Start of Available data

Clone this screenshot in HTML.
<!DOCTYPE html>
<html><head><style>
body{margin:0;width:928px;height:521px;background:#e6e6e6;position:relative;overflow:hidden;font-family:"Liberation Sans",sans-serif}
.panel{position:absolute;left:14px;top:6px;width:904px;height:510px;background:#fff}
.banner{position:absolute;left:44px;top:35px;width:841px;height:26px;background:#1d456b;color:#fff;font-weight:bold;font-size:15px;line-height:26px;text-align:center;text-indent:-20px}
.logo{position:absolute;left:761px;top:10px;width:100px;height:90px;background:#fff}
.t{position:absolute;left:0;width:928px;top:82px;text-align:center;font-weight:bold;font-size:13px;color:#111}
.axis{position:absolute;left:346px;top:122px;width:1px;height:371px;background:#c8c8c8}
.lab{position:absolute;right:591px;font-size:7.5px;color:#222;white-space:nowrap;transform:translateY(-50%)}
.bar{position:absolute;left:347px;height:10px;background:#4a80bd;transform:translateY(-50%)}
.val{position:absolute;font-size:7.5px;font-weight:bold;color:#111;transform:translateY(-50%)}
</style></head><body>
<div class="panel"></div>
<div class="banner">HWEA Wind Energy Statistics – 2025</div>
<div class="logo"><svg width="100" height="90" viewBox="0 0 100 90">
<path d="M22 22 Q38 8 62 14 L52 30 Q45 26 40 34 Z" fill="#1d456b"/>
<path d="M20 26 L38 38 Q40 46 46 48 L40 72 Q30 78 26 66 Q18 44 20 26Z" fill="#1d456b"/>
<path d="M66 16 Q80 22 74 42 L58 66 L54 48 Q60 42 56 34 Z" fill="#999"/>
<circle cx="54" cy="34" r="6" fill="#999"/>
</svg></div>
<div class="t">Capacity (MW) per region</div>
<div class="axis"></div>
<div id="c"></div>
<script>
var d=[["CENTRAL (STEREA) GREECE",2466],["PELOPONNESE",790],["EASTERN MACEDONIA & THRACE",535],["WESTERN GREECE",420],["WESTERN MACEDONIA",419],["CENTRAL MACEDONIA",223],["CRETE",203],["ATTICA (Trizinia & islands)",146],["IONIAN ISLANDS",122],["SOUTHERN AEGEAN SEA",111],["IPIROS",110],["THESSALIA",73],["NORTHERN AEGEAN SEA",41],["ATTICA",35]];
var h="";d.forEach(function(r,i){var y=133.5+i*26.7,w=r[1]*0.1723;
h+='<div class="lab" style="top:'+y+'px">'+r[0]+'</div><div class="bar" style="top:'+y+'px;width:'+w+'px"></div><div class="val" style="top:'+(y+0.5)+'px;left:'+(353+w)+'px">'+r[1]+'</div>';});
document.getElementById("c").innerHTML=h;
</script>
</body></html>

End of Available data

**Short exercise:** Restate the data above word for word, please.

**The completed task:**
Clone this screenshot in HTML.
<!DOCTYPE html>
<html><head><style>
body{margin:0;width:928px;height:521px;background:#e6e6e6;position:relative;overflow:hidden;font-family:"Liberation Sans",sans-serif}
.panel{position:absolute;left:14px;top:6px;width:904px;height:510px;background:#fff}
.banner{position:absolute;left:44px;top:35px;width:841px;height:26px;background:#1d456b;color:#fff;font-weight:bold;font-size:15px;line-height:26px;text-align:center;text-indent:-20px}
.logo{position:absolute;left:761px;top:10px;width:100px;height:90px;background:#fff}
.t{position:absolute;left:0;width:928px;top:82px;text-align:center;font-weight:bold;font-size:13px;color:#111}
.axis{position:absolute;left:346px;top:122px;width:1px;height:371px;background:#c8c8c8}
.lab{position:absolute;right:591px;font-size:7.5px;color:#222;white-space:nowrap;transform:translateY(-50%)}
.bar{position:absolute;left:347px;height:10px;background:#4a80bd;transform:translateY(-50%)}
.val{position:absolute;font-size:7.5px;font-weight:bold;color:#111;transform:translateY(-50%)}
</style></head><body>
<div class="panel"></div>
<div class="banner">HWEA Wind Energy Statistics – 2025</div>
<div class="logo"><svg width="100" height="90" viewBox="0 0 100 90">
<path d="M22 22 Q38 8 62 14 L52 30 Q45 26 40 34 Z" fill="#1d456b"/>
<path d="M20 26 L38 38 Q40 46 46 48 L40 72 Q30 78 26 66 Q18 44 20 26Z" fill="#1d456b"/>
<path d="M66 16 Q80 22 74 42 L58 66 L54 48 Q60 42 56 34 Z" fill="#999"/>
<circle cx="54" cy="34" r="6" fill="#999"/>
</svg></div>
<div class="t">Capacity (MW) per region</div>
<div class="axis"></div>
<div id="c"></div>
<script>
var d=[["CENTRAL (STEREA) GREECE",2466],["PELOPONNESE",790],["EASTERN MACEDONIA & THRACE",535],["WESTERN GREECE",420],["WESTERN MACEDONIA",419],["CENTRAL MACEDONIA",223],["CRETE",203],["ATTICA (Trizinia & islands)",146],["IONIAN ISLANDS",122],["SOUTHERN AEGEAN SEA",111],["IPIROS",110],["THESSALIA",73],["NORTHERN AEGEAN SEA",41],["ATTICA",35]];
var h="";d.forEach(function(r,i){var y=133.5+i*26.7,w=r[1]*0.1723;
h+='<div class="lab" style="top:'+y+'px">'+r[0]+'</div><div class="bar" style="top:'+y+'px;width:'+w+'px"></div><div class="val" style="top:'+(y+0.5)+'px;left:'+(353+w)+'px">'+r[1]+'</div>';});
document.getElementById("c").innerHTML=h;
</script>
</body></html>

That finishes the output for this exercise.